Bila kendalanya berupa keterbatasan sarana dan piranti metodologis, kedengarannya malah tidak logis, sebab dizaman serbadigital ini sulit ditemukan orang yang masih gagap teknologi, saat ini laptop, handphone, internet dan sistem komputerisasi telah merasuk ke semua sudut geografis termasuk yang paling pelosok sekalipun. Karena itu tidak pada tempatnya kita berlindung dibalik kendala, sebab asketisme untuk berkarya dan menulis akan mengalahkan segalanya, bukankah As-Syarakhsy mampu merampungkan belasan jilid kitab Al-Mabsuuth dari ruang bawah tanah tempat beliau ditawan?, Juga Buya Hamka mampu menghasilkan tafsir Al-Azhar dari balik jeruji tatkala beliau di penjara. Dari Ibn Taimiyah, Ibnul Qoyyim Jauziyah, Yusuf Qordawi sampai Muhammad Qutb tak pernah berhenti menulis kendati dalam keadaan sakit, di tengah perjalanan dan bahkan dalam keadaan menderita sekalipun, Mereka tahu betul bahwa manfaat tulisan sangat signifikan bagi masa depan agama dan kemanusiaan.
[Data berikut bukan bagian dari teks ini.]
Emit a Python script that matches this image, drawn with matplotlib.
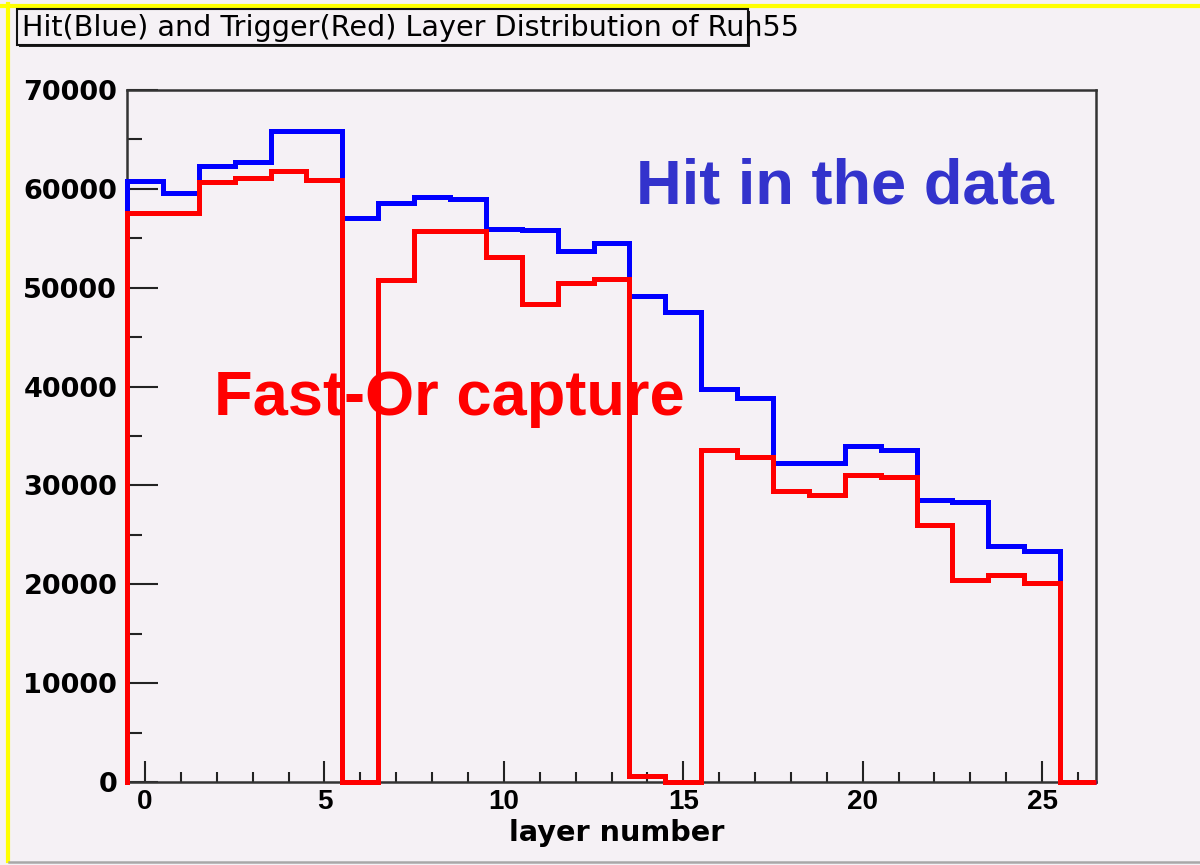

Memang saat ini bukan lagi era ensiklopedis (’ashr al-mausu’ien), yang memunculkan ulama-ulama serba bisa sebagaimana abad pertengahan Islam yang melahirkan ulama seperti Abu Hamid Muhammad bin Muhammad Al-Ghazali, namun sebagai nahkoda umat (mundzir al-qoum) sejauh kita bisa dan mau berusaha, sepatutnya kita tidak melalaikan tugas menulis sebagai bagian integral dari intelektualisme Islam. Bukankah kita sangat hafal dan paham bahwa ”Al-’ilmu shaydun wa al-kitabu qayduhu” (ilmu itu bagai hewan liar dan tulisanlah tali kekangnya).
Dengan aktif menulis berarti kita tidak membiarkan khazanah ilmu hilang terkikis waktu.  Maka sekali lagi “kerjakan apa yang anda tulis, dan tulislah apa yang anda kerjakan” sebab Verba valent scripta manent (ucapan gampang hilang tetapi tulisan akan  lestari).